PM rejects ‘baseless’ allegations in new bribery scandal

Likud ministers claim that bribery and fraud accusations are part of anti-democratic media push to bring down Netanyahu

Prime Minister Benjamin Netanyahu (l) speaks with Minister Yariv Levin in the Knesset, December 7, 2016. (Hadas Parush/Flash90)
Prime Minister Benjamin Netanyahu (l) speaks with Minister Yariv Levin in the Knesset, December 7, 2016. (Hadas Parush/Flash90)

Prime Minister Benjamin Netanyahu on Friday rejected as “baseless” new allegations of bribery and fraud amid reports that Attorney General Avichai Mandelblit approved a full criminal investigation against him.

“All these scandals have turned out to be baseless and so will the allegations being published in the media now,” Netanyahu said in a statement Friday, his first reaction to the allegations broadcast on Channel 2 on Thursday night, which said the investigation would focus on reports that he illegally received large funds from a businessman in Israel and another overseas.

“We keep repeating: This will come to nothing because there is nothing,” said Netanyahu, who has been implicated in a slew of scandals in recent months but has not been charged and has denied any wrongdoing.

Earlier Friday, senior Likud ministers came to his defense alleging that this was another in a long string of attempts by the media to bring down Netanyahu.

Tourism Minister Yariv Levin, a senior Likud MK, told Israel Radio that he has no doubt that the investigation will amount to nothing, but is part of an “orchestrated campaign” against Netanyahu.

Levin said that Mandelblit only gave a green light to the investigation due to unprecedented pressure from the media. He claimed that it amounted to no more than “outrageous, anti-democratic behavior” by officials trying to remove Netanyahu using the legal system, because they are unable to defeat him in the elections.

Speaking to Army Radio on Friday, Minister for Regional Cooperation Tzachi Hanegbi echoed Levin’s claims, stating that the investigation was “part of a war of attrition surrounding the attorney general in the hope that he will open yet another investigation,” which could eventually lead to the prime minister’s downfall.

He said it was a continuation of the left’s political war against Netanyahu. “They have already despaired of winning the trust of the voting public,” so all that remains for them to do is to flood the legal establishment and attorney general with false charges, he said, adding that he was confident that this persecution would come to nothing.

Prime Minister Benjamin Netanyahu with MK Tzachi Hanegbi (R) at the weekly Likud party meeting at the Knesset on March 28, 2016. (Yonatan Sindel/Flash90)
Prime Minister Benjamin Netanyahu with MK Tzachi Hanegbi (R) at the weekly Likud party meeting at the Knesset on March 28, 2016. (Yonatan Sindel/Flash90)

However, opposition MK Tzipi Livni (Zionist Union) praised the move, telling Army Radio that “the fact that leaders and prime ministers can be prosecuted, if necessary, is a cleansing process [to get rid] of the corruption that has spread in Israeli politics.”

Channel 2 news said Thursday that three top police investigators are being designated to lead an expected criminal investigation of the prime minister, including one whose expertise is in white-collar crime.

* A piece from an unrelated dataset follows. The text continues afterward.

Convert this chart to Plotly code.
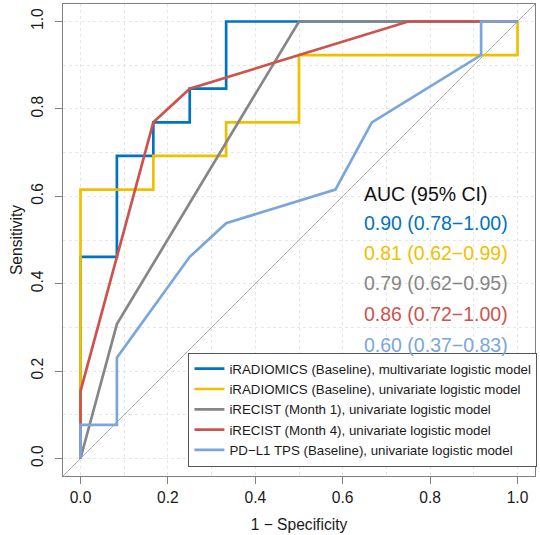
import plotly.graph_objects as go

FONT = "Liberation Sans, Arial, Helvetica, sans-serif"

# ---- data ----
model_names = [
    "iRADIOMICS (Baseline), multivariate logistic model",
    "iRADIOMICS (Baseline), univariate logistic model",
    "iRECIST (Month 1), univariate logistic model",
    "iRECIST (Month 4), univariate logistic model",
    "PD\u2212L1 TPS (Baseline), univariate logistic model",
]
colors = ["#0073C2", "#EFC000", "#868686", "#CD534C", "#7AA6DC"]

auc_title = "AUC (95% CI)"
auc_labels = [
    "0.90 (0.78\u22121.00)",
    "0.81 (0.62\u22120.99)",
    "0.79 (0.62\u22120.95)",
    "0.86 (0.72\u22121.00)",
    "0.60 (0.37\u22120.83)",
]
auc_label_y = [0.605, 0.54, 0.47, 0.402, 0.33, 0.26]  # title + 5 lines
auc_label_x = 0.645

fpr_multi = [0, 0, 0.0833, 0.0833, 0.1667, 0.1667, 0.25, 0.25, 0.3333, 0.3333, 1]
tpr_multi = [0, 0.4615, 0.4615, 0.6923, 0.6923, 0.7692, 0.7692, 0.8462, 0.8462, 1, 1]

fpr_radio = [0, 0, 0.1667, 0.1667, 0.3333, 0.3333, 0.5, 0.5, 1, 1]
tpr_radio = [0, 0.6154, 0.6154, 0.6923, 0.6923, 0.7692, 0.7692, 0.9231, 0.9231, 1]

fpr_m1 = [0, 0.0833, 0.5, 1]
tpr_m1 = [0, 0.3077, 1, 1]

fpr_m4 = [0, 0, 0.1667, 0.25, 0.75, 1]
tpr_m4 = [0, 0.1538, 0.7692, 0.8462, 1, 1]

fpr_pdl1 = [0, 0, 0.0833, 0.0833, 0.25, 0.3333, 0.5833, 0.6667, 0.9167, 0.9167, 1]
tpr_pdl1 = [0, 0.0769, 0.0769, 0.2308, 0.4615, 0.5385, 0.6154, 0.7692, 0.9231, 1, 1]

curves_fpr = [fpr_multi, fpr_radio, fpr_m1, fpr_m4, fpr_pdl1]
curves_tpr = [tpr_multi, tpr_radio, tpr_m1, tpr_m4, tpr_pdl1]

AXIS_RANGE = [-0.04, 1.04]
tick_vals = [0, 0.2, 0.4, 0.6, 0.8, 1.0]
tick_text = ["0.0", "0.2", "0.4", "0.6", "0.8", "1.0"]

fig = go.Figure()

# chance diagonal across the full plotting region
fig.add_trace(go.Scatter(x=AXIS_RANGE, y=AXIS_RANGE, mode="lines",
                         line=dict(color="#b0b0b0", width=1),
                         showlegend=False, hoverinfo="skip"))

for name, col, fx, fy in zip(model_names, colors, curves_fpr, curves_tpr):
    fig.add_trace(go.Scatter(x=fx, y=fy, mode="lines", name=name,
                             line=dict(color=col, width=2.7)))

# AUC annotations
fig.add_annotation(x=auc_label_x, y=auc_label_y[0], xref="x", yref="y",
                   text=auc_title, showarrow=False, xanchor="left", yanchor="middle",
                   font=dict(family=FONT, size=19.5, color="#111111"))
for lab, col, yy in zip(auc_labels, colors, auc_label_y[1:]):
    fig.add_annotation(x=auc_label_x, y=yy, xref="x", yref="y",
                       text=lab, showarrow=False, xanchor="left", yanchor="middle",
                       font=dict(family=FONT, size=19.5, color=col))

axis_common = dict(
    range=AXIS_RANGE, tickvals=tick_vals, ticktext=tick_text,
    showline=True, mirror=True, linecolor="#808080", linewidth=1,
    ticks="outside", ticklen=7, tickcolor="#808080", tickwidth=1,
    showgrid=True, gridcolor="#e6e6e6", griddash="dot", gridwidth=1,
    minor=dict(dtick=0.1, tick0=0, showgrid=True, gridcolor="#e6e6e6",
               griddash="dot", gridwidth=1, ticklen=0),
    zeroline=False,
    tickfont=dict(family=FONT, size=15.6, color="#1a1a1a"),
)

fig.update_xaxes(**axis_common,
                 title=dict(text="1 \u2212 Specificity",
                            font=dict(family=FONT, size=15.6, color="#1a1a1a"),
                            standoff=14))
fig.update_yaxes(**axis_common, tickangle=-90, ticklabelstandoff=6,
                 title=dict(text="Sensitivity",
                            font=dict(family=FONT, size=15.6, color="#1a1a1a"),
                            standoff=2))

fig.update_layout(
    width=540, height=535,
    margin=dict(l=63, r=4, t=4, b=59),
    plot_bgcolor="white", paper_bgcolor="white",
    font=dict(family=FONT),
    legend=dict(
        x=1.003, y=0.02, xanchor="right", yanchor="bottom",
        bgcolor="white", bordercolor="#555555", borderwidth=1,
        font=dict(family=FONT, size=13.3, color="#1a1a1a"),
    ),
)

fig.write_html("out.html",
               config={"displayModeBar": False},
               post_script="document.body.style.margin='0';document.body.style.overflow='hidden';")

The main case against him has been named “Case 1,000” by police, and a second, more minor case is known as “Case 2,000.”

French trader Arnaud Mimran arrives at the Paris courthouse on July 7, 2016 for deliberations in his trial over an alleged carbon tax scam.(AFP PHOTO / BERTRAND GUAY)
French trader Arnaud Mimran arrives at the Paris courthouse on July 7, 2016 for deliberations in his trial over an alleged carbon tax scam. (AFP/Bertrand Guay)

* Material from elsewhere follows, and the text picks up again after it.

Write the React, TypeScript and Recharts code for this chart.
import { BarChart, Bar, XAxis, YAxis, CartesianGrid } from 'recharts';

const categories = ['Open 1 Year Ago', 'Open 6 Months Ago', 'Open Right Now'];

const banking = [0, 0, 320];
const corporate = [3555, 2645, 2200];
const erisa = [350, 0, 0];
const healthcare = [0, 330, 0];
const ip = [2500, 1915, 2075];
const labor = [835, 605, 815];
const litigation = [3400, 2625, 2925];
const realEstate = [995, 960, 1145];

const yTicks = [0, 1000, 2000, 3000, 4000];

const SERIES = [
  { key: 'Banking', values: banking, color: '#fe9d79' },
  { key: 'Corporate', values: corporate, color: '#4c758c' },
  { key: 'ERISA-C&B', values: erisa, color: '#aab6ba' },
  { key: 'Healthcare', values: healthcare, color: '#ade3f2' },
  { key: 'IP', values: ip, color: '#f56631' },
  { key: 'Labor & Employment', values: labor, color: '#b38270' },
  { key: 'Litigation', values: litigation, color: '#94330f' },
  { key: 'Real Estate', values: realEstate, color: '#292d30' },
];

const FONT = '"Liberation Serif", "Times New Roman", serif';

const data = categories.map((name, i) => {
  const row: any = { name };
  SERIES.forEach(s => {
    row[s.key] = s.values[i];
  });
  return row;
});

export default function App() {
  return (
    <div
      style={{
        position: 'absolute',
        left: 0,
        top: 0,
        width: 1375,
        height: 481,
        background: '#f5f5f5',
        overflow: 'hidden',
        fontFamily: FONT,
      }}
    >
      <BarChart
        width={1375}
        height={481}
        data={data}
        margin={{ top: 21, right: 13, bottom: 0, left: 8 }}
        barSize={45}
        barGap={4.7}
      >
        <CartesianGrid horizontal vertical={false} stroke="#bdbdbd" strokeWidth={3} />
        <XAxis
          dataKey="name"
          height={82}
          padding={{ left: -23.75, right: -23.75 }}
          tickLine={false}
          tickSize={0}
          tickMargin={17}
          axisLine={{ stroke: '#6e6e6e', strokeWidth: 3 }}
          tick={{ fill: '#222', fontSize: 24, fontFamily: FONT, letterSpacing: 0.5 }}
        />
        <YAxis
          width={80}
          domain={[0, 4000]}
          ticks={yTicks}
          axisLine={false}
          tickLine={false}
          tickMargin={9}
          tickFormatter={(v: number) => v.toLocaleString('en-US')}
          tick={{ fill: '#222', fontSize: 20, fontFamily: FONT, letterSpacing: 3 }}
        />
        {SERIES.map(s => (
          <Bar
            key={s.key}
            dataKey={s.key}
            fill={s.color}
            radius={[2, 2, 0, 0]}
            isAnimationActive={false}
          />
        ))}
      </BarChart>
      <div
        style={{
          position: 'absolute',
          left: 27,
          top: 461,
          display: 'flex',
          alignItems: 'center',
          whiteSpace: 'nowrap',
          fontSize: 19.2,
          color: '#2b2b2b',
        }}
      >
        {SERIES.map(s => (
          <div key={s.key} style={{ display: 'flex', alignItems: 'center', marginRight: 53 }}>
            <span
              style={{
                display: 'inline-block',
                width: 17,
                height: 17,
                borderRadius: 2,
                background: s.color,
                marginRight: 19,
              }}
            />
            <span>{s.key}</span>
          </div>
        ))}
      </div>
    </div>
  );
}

Netanyahu is the prime suspect, and there are “marginal” suspicions against members of his family, the TV report said. A preliminary probe has been running for months, the report said, with some work carried out abroad. Some 50 people have already testified or been questioned over the various allegations, the TV report said.

Questioning Netanyahu will “require several sessions,” it noted.

In June, Police Commissioner Roni Alsheich gave his go-ahead to the hush-hush probe by the Lahav 433 anti-corruption unit, but demanded full cooperation on secrecy and that no details be leaked to the media, reports earlier this week claimed.

Mandelblit also reportedly instructed employees in the state prosecutor’s office to look into allegations that Netanyahu accepted 1 million euros (about $1.1 million) from convicted French fraudster Arnaud Mimran in 2009.

Earlier this month, in an apparently unrelated case, there were calls for the prime minister to be investigated for his role in a Defense Ministry deal to purchase submarines from a German company partly owned by the Iranian government.